Our analysis shows that the Chancellor’s planned changes to dividend taxes for the next tax year will perversely hit middle earners worse than those earning higher amounts.

Overall the vast majority of micro-businesses including contractors and freelancers remain better off as a limited company than as sole traders, but the transition to the new dividend regime for existing directors has some unusual thresholds. The proposals were announced in George Osborne’s summer budget George Osborne’s Summer Budget with the aim to implement them in a 2016 Finance Bill ahead of the new tax year starting in April 2016.

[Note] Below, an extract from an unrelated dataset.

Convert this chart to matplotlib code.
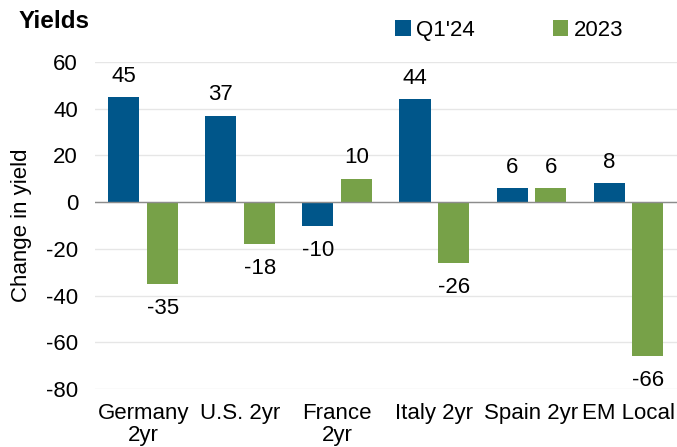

A limited company director paying themselves primarily through dividends would be paying £1,528 more tax a year when their pre-tax profits are £48,000, whereas a director with £78,000 pre-tax profits will only be paying £1,343 more tax in the next financial year.



While we understand the Chancellor’s desire to balance the books by boosting tax revenue, it’s worrying that middle-earning business owners are being disproportionately hit by these changes. As the biggest and most dynamic part of the business sector, micro-businesses are taking risks to bring new ideas to market and provide highly skilled services. Yet the proposed changes see lower limited company earners hardest hit at the point when their income can be most unpredictable year to year.

We are calling on the Chancellor to change his proposals to smooth the transition as income rises. We believe that middle earners shouldn’t be paying more additional tax on their dividends next year than those earning tens of thousands of pounds more. Ideas for how this could be achieved include retaining the 10% dividend tax rebate for those earning below a £50,000 threshold.